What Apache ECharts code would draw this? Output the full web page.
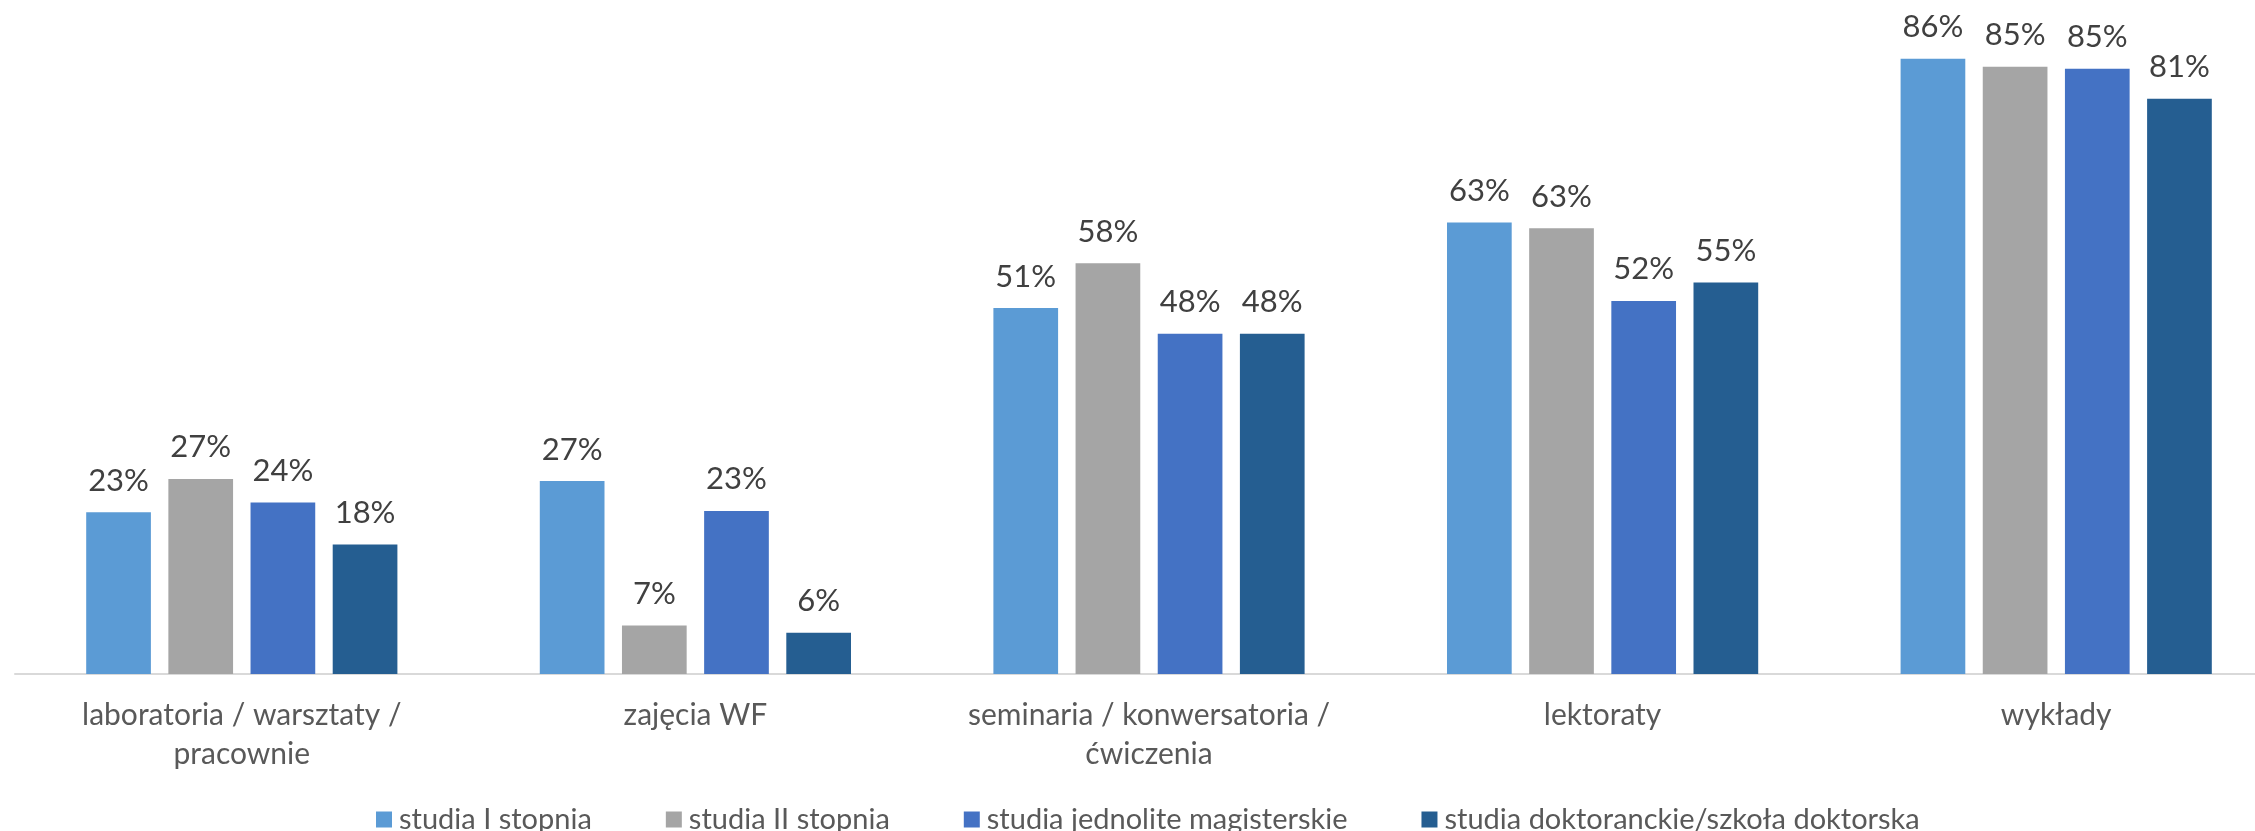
<!DOCTYPE html>
<html>
<head>
<meta charset="utf-8">
<script src="https://cdn.jsdelivr.net/npm/echarts@6/dist/echarts.min.js"></script>
<style>
html,body{margin:0;padding:0;background:#fff;overflow:hidden;width:2255px;height:831px;}
#chart{width:2300px;height:831px;}
</style>
</head>
<body>
<div id="chart"></div>
<script>
const categories = [
  "laboratoria / warsztaty /\npracownie",
  "zajęcia WF",
  "seminaria / konwersatoria /\nćwiczenia",
  "lektoraty",
  "wykłady"
];
const seriesNames = [
  "studia I stopnia",
  "studia II stopnia",
  "studia jednolite magisterskie",
  "studia doktoranckie/szkoła doktorska"
];
const studiaI = [22.7, 27.1, 51.4, 63.4, 86.4];
const studiaII = [27.4, 6.8, 57.7, 62.6, 85.3];
const jednolite = [24.1, 22.9, 47.8, 52.4, 85.0];
const doktoranckie = [18.2, 5.8, 47.8, 55.0, 80.8];
const colors = ["#5B9BD5", "#A5A5A5", "#4472C4", "#255E91"];

const FONT = "Lato";
const allData = [studiaI, studiaII, jednolite, doktoranckie];

const chart = echarts.init(document.getElementById('chart'));
chart.setOption({
  animation: false,
  grid: { left: 15, top: 0, width: 2268, height: 674, containLabel: false },
  legend: {
    data: seriesNames,
    left: 371,
    top: 800,
    icon: 'rect',
    itemWidth: 16,
    itemHeight: 16,
    itemGap: 74,
    textStyle: { fontFamily: FONT, fontSize: 29, color: '#595959', padding: [0, 0, 0, 2] }
  },
  xAxis: {
    type: 'category',
    data: categories,
    axisTick: { show: false },
    axisLine: { show: true, lineStyle: { color: '#D9D9D9', width: 2 } },
    axisLabel: { interval: 0, margin: 22, fontFamily: FONT, fontSize: 30, color: '#595959', lineHeight: 39 }
  },
  yAxis: {
    type: 'value', min: 0, max: 94.66, show: false,
    splitLine: { show: false }
  },
  series: seriesNames.map((name, i) => ({
    name: name,
    type: 'bar',
    data: allData[i],
    barWidth: 64.7,
    barGap: '27%',
    itemStyle: { color: colors[i] },
    label: {
      show: true,
      position: 'top',
      distance: 16,
      fontFamily: FONT,
      fontSize: 31,
      color: '#404040',
      formatter: p => Math.round(p.value) + '%'
    }
  }))
});
</script>
</body>
</html>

========================================

- [Task requirements]: Leaving out the pictures, repeat the data above exactly.

- [Correct output]:
What Apache ECharts code would draw this? Output the full web page.
<!DOCTYPE html>
<html>
<head>
<meta charset="utf-8">
<script src="https://cdn.jsdelivr.net/npm/echarts@6/dist/echarts.min.js"></script>
<style>
html,body{margin:0;padding:0;background:#fff;overflow:hidden;width:2255px;height:831px;}
#chart{width:2300px;height:831px;}
</style>
</head>
<body>
<div id="chart"></div>
<script>
const categories = [
  "laboratoria / warsztaty /\npracownie",
  "zajęcia WF",
  "seminaria / konwersatoria /\nćwiczenia",
  "lektoraty",
  "wykłady"
];
const seriesNames = [
  "studia I stopnia",
  "studia II stopnia",
  "studia jednolite magisterskie",
  "studia doktoranckie/szkoła doktorska"
];
const studiaI = [22.7, 27.1, 51.4, 63.4, 86.4];
const studiaII = [27.4, 6.8, 57.7, 62.6, 85.3];
const jednolite = [24.1, 22.9, 47.8, 52.4, 85.0];
const doktoranckie = [18.2, 5.8, 47.8, 55.0, 80.8];
const colors = ["#5B9BD5", "#A5A5A5", "#4472C4", "#255E91"];

const FONT = "Lato";
const allData = [studiaI, studiaII, jednolite, doktoranckie];

const chart = echarts.init(document.getElementById('chart'));
chart.setOption({
  animation: false,
  grid: { left: 15, top: 0, width: 2268, height: 674, containLabel: false },
  legend: {
    data: seriesNames,
    left: 371,
    top: 800,
    icon: 'rect',
    itemWidth: 16,
    itemHeight: 16,
    itemGap: 74,
    textStyle: { fontFamily: FONT, fontSize: 29, color: '#595959', padding: [0, 0, 0, 2] }
  },
  xAxis: {
    type: 'category',
    data: categories,
    axisTick: { show: false },
    axisLine: { show: true, lineStyle: { color: '#D9D9D9', width: 2 } },
    axisLabel: { interval: 0, margin: 22, fontFamily: FONT, fontSize: 30, color: '#595959', lineHeight: 39 }
  },
  yAxis: {
    type: 'value', min: 0, max: 94.66, show: false,
    splitLine: { show: false }
  },
  series: seriesNames.map((name, i) => ({
    name: name,
    type: 'bar',
    data: allData[i],
    barWidth: 64.7,
    barGap: '27%',
    itemStyle: { color: colors[i] },
    label: {
      show: true,
      position: 'top',
      distance: 16,
      fontFamily: FONT,
      fontSize: 31,
      color: '#404040',
      formatter: p => Math.round(p.value) + '%'
    }
  }))
});
</script>
</body>
</html>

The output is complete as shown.